My Brother Michael by Mary Stewart

Author:Mary Stewart
Language: eng
Format: mobi, epub
Tags: (¯`'•.¸//(*_*)\\¸.•'´¯)
Publisher: Hachette UK
Published: 2011-02-16T13:00:00+00:00


11

That ground will take no footprint. All of it Is bitter stone …

EURIPIDES: Electra.

(tr. Gilbert Murray.)

THE corrie did not lie at any great height. Arachova itself is almost three thousand feet above sea level, and we had climbed no more than eight or nine hundred feet in all since we had left the village. We were still only in the foothills of the vast highland of Parnassus, but we might have been lost, a million miles from anywhere. Since the village had dwindled out of sight we had seen no living creature except the lizards, and the vultures that circled and cried so sweetly, high in the dazzling air.

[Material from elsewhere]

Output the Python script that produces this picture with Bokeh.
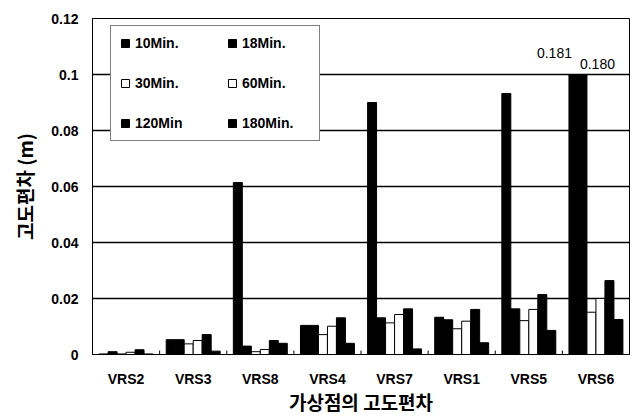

The place wasn’t, properly speaking, a corrie. It was a hollow scooped out of a line of low cliffs that topped a steep, mile-long ridge like the crest along a horse’s neck. From a distance the cliff looked fairly uniform, but on approach it could be seen that it had been split and torn into ragged bays and promontories where half a hundred winter torrents had gouged their headlong way down the mountainside.

Here and there lay evidence of a swifter and more wholesale violence. Earthquakes had wrested great chunks from the crag, quarrying back into the limestone face, throwing the enormous debris down, so that for hundreds of feet below the jagged cliffs, a loose and sometimes dangerous scree valanced the sloping hillside.

As we neared the edge of this Stephanos turned aside, into a short steep detour that took us out above the level of the clifftop, and we approached the line of crags at a long slant that brought us eventually to the edge.

The old man stopped then, leaning on his crook, and waited for us to come up with him.

Simon stood beside him, looking down.

‘This is the place?’

‘This is the place.’

It could have been a quarry hacked out of the cliff-face during countless patient years. It had probably taken five seconds of earthquake for the Earth-Shaker to tear that semicircular scar back into the cliff and fling the wreckage down before it in still formidable walls of jagged rock. The result of the earthquake’s action was to make a roughly circular hollow, a sort of irregular crater some seventy yards across, which was walled to the north by the living cliff on which we stood, and shut in almost completely for the rest of its diameter by the vast sections of tumbled rock.

The centre of the crater floor was clear, but the encircling walls were piled in the now familiar way with red dust and rock-debris. In spring, I thought, it would probably be beautiful, for it was sheltered, and I could see the dead remains of some scrubby plants and bushes where the melting snows and then the rain must have fed some alpine vegetation. Below us clung the lovely green of a little juniper, and just beside my feet the rock held two thick bushes that looked like holly, but which bore, incongruously, acorns with enormous cups as prickly as seaurchins.